Disappearance of Amelia Earhart


Disappearance of Amelia Earhart is one of the most intriguing mysteries. She was an ambitious woman pilot and a symbol of independent woman. Amelia held many records in flying but her final challenge was circumnavigation of the globe in her specially equipped twin engine plane named Electra. Howland Island which is a tiny island in the middle of the South Pacific was her final stop. But Amelia never reached this island. It was on July 2, 1937 that Amelia and her fellow navigator Fred Noonan went missing as they were flying over the Pacific. This was in the last leg of their aerial circumnavigation of the world. The mysterious disappearance of Amelia Earhart along with her fame led to various theories.

Amelia Earhart: First Woman Navigator

After earning quite fame as an ace navigator and a woman symbol she took the delivery of Lockheed Electra 10E which was financed by the Pardue University. She decided to use this special plane for her world tour. Though this was not the first instance of aerial world navigation but it would be a significant achievement for a woman navigator. She chose Fred Noonan as the second navigator because there were various additional factors to be taken care of while flying around the world. Noonan had significant experience in both marine and flight navigation.

Amelia Earhart with Lockheed Electra

On March 17, 1937 on the holy eve of St. Patrick’s day Amelia during the first leg of her tour flew from Oakland, California to Honolulu, Hawaii. Due to problems with lubrication and galling in the propeller hubs Electra needed servicing in Hawaii. She resumed her flight three days later.

Cockpit and Instrument Panel of Electra

Amelia was supposed to land in Howland Island, which is tiny coral island in the Pacific. There was a landing strip created especially for landing and radio was used to guide her to the landing strip. The pair took off from Lae, Guinea towards Howland on July 2. Though there were favourable weather reports but Electra flew into cloud cover and intermittent rains did not help. Amelia called the chief radioman at Itasca and asked for location. She did not report about her schedule and the transmissions got faint and irregular. Her last message to Itasca was “We must be on you, but we cannot see you. Fuel is running low. Been unable to reach you by radio. We are flying at 1,000 feet.” The responses from Itasca were not heard by Amelia and her colleague. After about an hour later came her questionable transmission which stated “We are on the line 157 337. We will repeat this message. We will repeat this on 6210 kilocycles. Wait… We are running on the line north and south.” After this message nothing was ever heard from Amelia Earhart. Though there were many attempts made by Itasca to get some messages across but these could not reach Electra.

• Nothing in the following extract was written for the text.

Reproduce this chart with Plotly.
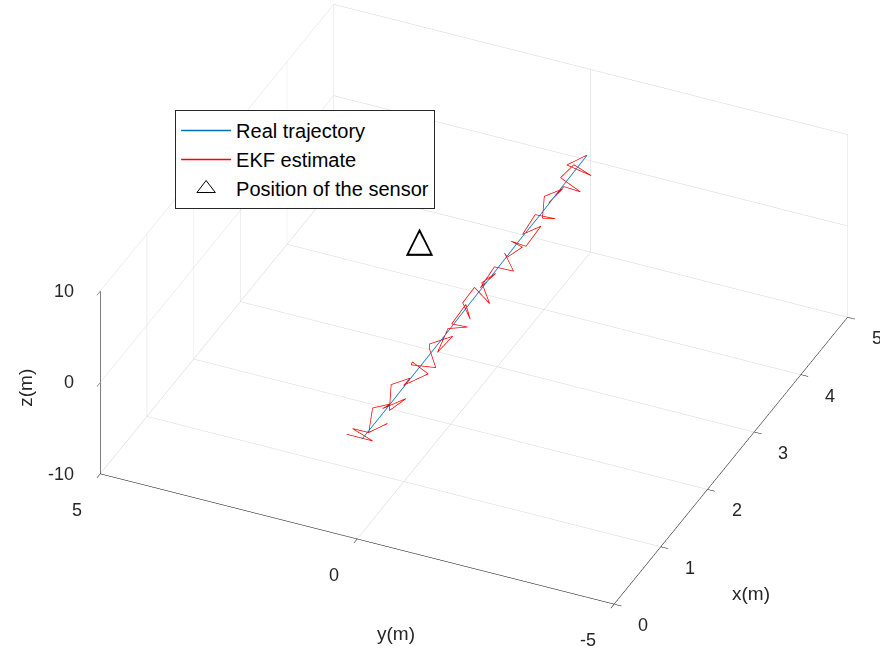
import plotly.graph_objects as go

# Real trajectory
real_x = [0.1, 0.5, 1.0, 1.5, 2.0, 2.5, 3.0, 3.5, 4.0, 4.5, 5.0]
real_y = [0.0, 0.0, 0.01, 0.01, 0.02, 0.03, 0.04, 0.05, 0.05, 0.06, 0.07]
real_z = [0.3, 0.3, 0.3, 0.35, 0.35, 0.4, 0.4, 0.45, 0.45, 0.5, 0.5]

# EKF estimate
ekf_x = [0.05, 0.22, 0.10, 0.30, 0.41, 0.38, 0.55, 0.62, 0.71, 0.85,
         0.80, 0.97, 1.08, 1.15, 1.30, 1.27, 1.42, 1.55, 1.61, 1.75,
         1.88, 1.83, 2.00, 2.12, 2.20, 2.35, 2.31, 2.48, 2.60, 2.66,
         2.80, 2.92, 2.88, 3.05, 3.15, 3.22, 3.38, 3.45, 3.52, 3.66,
         3.78, 3.74, 3.90, 4.02, 4.10, 4.25, 4.33, 4.28, 4.45, 4.58,
         4.62, 4.75, 4.88, 4.80, 4.95, 5.00]
ekf_y = [0.25, -0.10, 0.18, 0.05, -0.22, 0.12, 0.20, -0.08, 0.15, -0.18,
         0.10, 0.22, -0.05, 0.14, -0.20, 0.08, 0.24, -0.12, 0.06, 0.18,
         -0.15, 0.10, 0.05, -0.22, 0.16, 0.02, -0.10, 0.20, 0.08, -0.16,
         0.12, -0.04, 0.22, 0.10, -0.18, 0.06, 0.15, -0.08, 0.20, 0.04,
         -0.14, 0.18, 0.08, -0.20, 0.12, 0.22, -0.06, 0.16, 0.02, -0.18,
         0.24, 0.10, -0.12, 0.28, 0.05, 0.07]
ekf_z = [0.8, -0.5, 1.2, -0.3, 0.4, -0.9, 0.6, 1.0, -0.4, 0.3,
         -1.1, 0.5, 0.9, -0.6, 0.2, 1.3, -0.2, -0.8, 0.7, 0.1,
         0.6, -1.2, 0.4, 0.2, -0.5, 0.9, -0.3, 0.0, 1.1, -0.7,
         0.3, 0.8, -0.9, 0.5, -0.2, 1.0, -0.6, 0.4, 0.2, -1.0,
         0.7, -0.4, 0.9, 0.1, -0.8, 0.5, 1.2, -0.3, 0.6, -0.5,
         0.2, 1.0, -0.7, 0.4, 0.8, 0.5]

# Sensor
sensor_x = [3.2]
sensor_y = [1.7]
sensor_z = [0.0]

x_ticks = [0, 1, 2, 3, 4, 5]
x_labels = ["0", "1", "2", "3", "4", "5"]
y_ticks = [-5, 0, 5]
y_labels = ["-5", "0", "5"]
z_ticks = [-10, 0, 10]
z_labels = ["-10", "0", "10"]

FONT = "Liberation Sans, Arial, sans-serif"
TXT = "#262626"
TICKF = dict(size=18, family=FONT, color=TXT)
TITLEF = dict(size=19, family=FONT, color=TXT)

fig = go.Figure()
fig.add_trace(go.Scatter3d(x=real_x, y=real_y, z=real_z, mode="lines",
                           line=dict(color="#0072BD", width=1.5),
                           name="Real trajectory", legendgroup="a"))
fig.add_trace(go.Scatter3d(x=ekf_x, y=ekf_y, z=ekf_z, mode="lines",
                           line=dict(color="#FF0000", width=1.5),
                           name="EKF estimate", legendgroup="b"))
fig.add_trace(go.Scatter3d(x=sensor_x, y=sensor_y, z=sensor_z, mode="text",
                           text=["\u25B3"], textposition="middle center",
                           textfont=dict(size=36, color="black"),
                           showlegend=False, name="Position of the sensor",
                           legendgroup="c"))
# legend entry for the sensor symbol
fig.add_trace(go.Scatter(x=[None], y=[None], mode="markers",
                         marker=dict(symbol="triangle-up-open", size=22, color="black",
                                     line=dict(width=1)),
                         name="Position of the sensor", legendgroup="c"))

axis_common = dict(showbackground=False, gridcolor="#d4d4d4", gridwidth=1,
                   showline=True, linecolor="black", linewidth=1,
                   zeroline=False, showspikes=False, ticks="outside",
                   ticklen=8, tickcolor="black", showticklabels=False,
                   title_text="")

# tick labels and titles as scene annotations anchored at data coordinates
annots = []
for v, t in zip(x_ticks, x_labels):
    annots.append(dict(x=v, y=-5, z=-10, text=t, showarrow=False, xanchor="left",
                       yanchor="middle", xshift=22, yshift=-21, font=TICKF))
for v, t in zip(y_ticks, y_labels):
    annots.append(dict(x=0, y=v, z=-10, text=t, showarrow=False, xanchor="right",
                       yanchor="middle", xshift=-16, yshift=-36, font=TICKF))
for v, t in zip(z_ticks, z_labels):
    annots.append(dict(x=0, y=5, z=v, text=t, showarrow=False, xanchor="right",
                       yanchor="middle", xshift=-24, yshift=0, font=TICKF))
annots += [
    dict(x=2.5, y=-5, z=-10, text="x(m)", showarrow=False,
         xshift=20, yshift=-133, font=TITLEF),
    dict(x=0, y=0, z=-10, text="y(m)", showarrow=False,
         xshift=39, yshift=-95, font=TITLEF),
    dict(x=0, y=5, z=0, text="z(m)", showarrow=False, textangle=-90,
         xshift=-75, yshift=-5, font=TITLEF),
]

K = 1.734
C = dict(x=-0.078, y=0.079, z=-0.053)
D = (-0.755, -0.343, 0.558)
L = 2.0
fig.update_layout(
    width=880, height=651,
    margin=dict(l=0, r=0, t=0, b=0),
    paper_bgcolor="white",
    font=dict(family=FONT, size=18, color=TXT),
    xaxis=dict(visible=False), yaxis=dict(visible=False),
    hovermode=False,
    scene=dict(
        domain=dict(x=[0, 1], y=[0, 1]),
        xaxis=dict(range=[0, 5], tickvals=x_ticks, **axis_common),
        yaxis=dict(range=[-5, 5], tickvals=y_ticks, **axis_common),
        zaxis=dict(range=[-10, 10], tickvals=z_ticks, **axis_common),
        aspectmode="manual",
        aspectratio=dict(x=K, y=K, z=0.39 * K),
        camera=dict(eye=dict(x=C["x"] + D[0] * L, y=C["y"] + D[1] * L,
                             z=C["z"] + D[2] * L),
                    up=dict(x=0, y=0, z=1),
                    center=C,
                    projection=dict(type="orthographic")),
        bgcolor="white",
        annotations=annots,
    ),
    legend=dict(x=0.199, y=0.831, xanchor="left", yanchor="top",
                bgcolor="white", bordercolor=TXT, borderwidth=1,
                itemwidth=50, tracegroupgap=0, traceorder="grouped",
                font=dict(size=20, family=FONT, color="black")),
)

fig.write_html("out.html")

Lighthouse at Howland Island built in memory of Amelia Earhart

Researchers feel that conditions and faulty chart went against the cause of Earhart and Noonan. The islands were marked at 10 kilometres further and this coupled with broken cloud cover led to confusions. Rescue missions were launched immediately. There were air and sea search through the area. Over the next couple of weeks Navy planes searched extensively through the area. One pilot reported that he had seen signs of recent human habitation on Gardner Island (near Phoenix Islands), he tried to aware the inhabitants but was not successful. There were no signs of aircraft wreckage found on the island too. With every passing day the search got more intensive but no trace of Electra or Amelia Earhart was found. Finally the mission was called off on July 19. The US government officially stated that Electra had sunk into the depths of sea without any trace. In 1938 there was a lighthouse created on Howland Island in memory of Amelia Earhart.